PROMPT: Secret Skill

Daily writing prompt
What’s a secret skill or ability you have or wish you had?

Mind control. I can control my mind with my mind.

[NOTE: I’m not sure what “secret” has to do with it. Anything one blabs across the internet is — by definition — not a secret. Though the skill I mention takes place in a purely subjective realm, so — in that sense — might remain unknown to the general public.]

PROMPT: Confident

Daily writing prompt
Who is the most confident person you know?

I don’t think that’s a question I can meaningfully answer. I think each person has more confidence and courage in some dimensions of life than in others. A given observer tends to see the person who is the most confident in the areas in which that observer is least confident and think of that person as the most confident — when that person might be quite lacking in confidence in areas to which the observer isn’t being attentive.

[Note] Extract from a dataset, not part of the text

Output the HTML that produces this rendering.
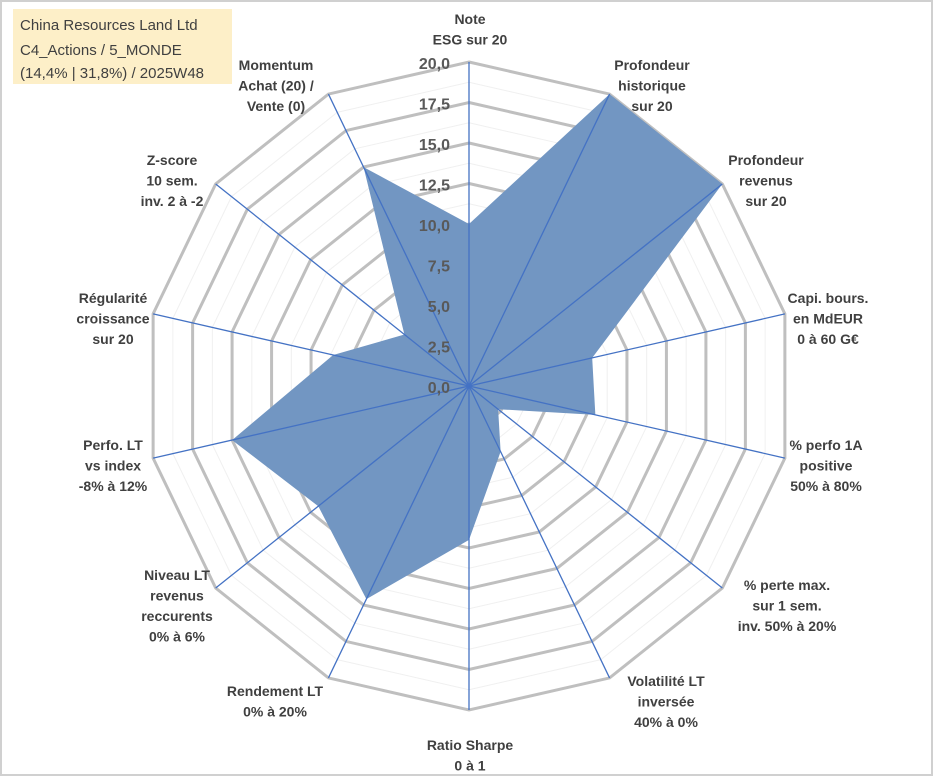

It was eye opening to read about Audie Murphy, a man who won the Congressional Medal of Honor for single-handedly taking on a unit of Nazis, a man who had a successful career in film, but also a man who was said to have been tremendously shy and awkward around strangers. It would be all in the context in which one saw Murphy that might make one think he was the most or least confident person around.

Quite frankly, the person who appears the most confident in all aspects of life is probably also the most full of shit.

FIVE WISE LINES FROM WILLIAM JAMES [Feb. 2025]

Our view of the world is truly shaped
by what we decide to hear.

The greatest weapon against stress
is our ability to choose
one thought over another.

The art of being wise is
the art of knowing what to overlook.

We have grown literally afraid to be poor.
We despise anyone who elects to be poor
in order to simplify and save his inner life.

Whenever two people meet,
there are really six people present.
There is each man as he sees himself,
each man as the other person sees him,
and each man as he really is.

NOTABLE MENTIONS:

We may be in the Universe as dogs and cats
are in our libraries, seeing the books
and hearing the conversation,
but having no inkling of the meaning of it all.

My experience is what I agree to attend to.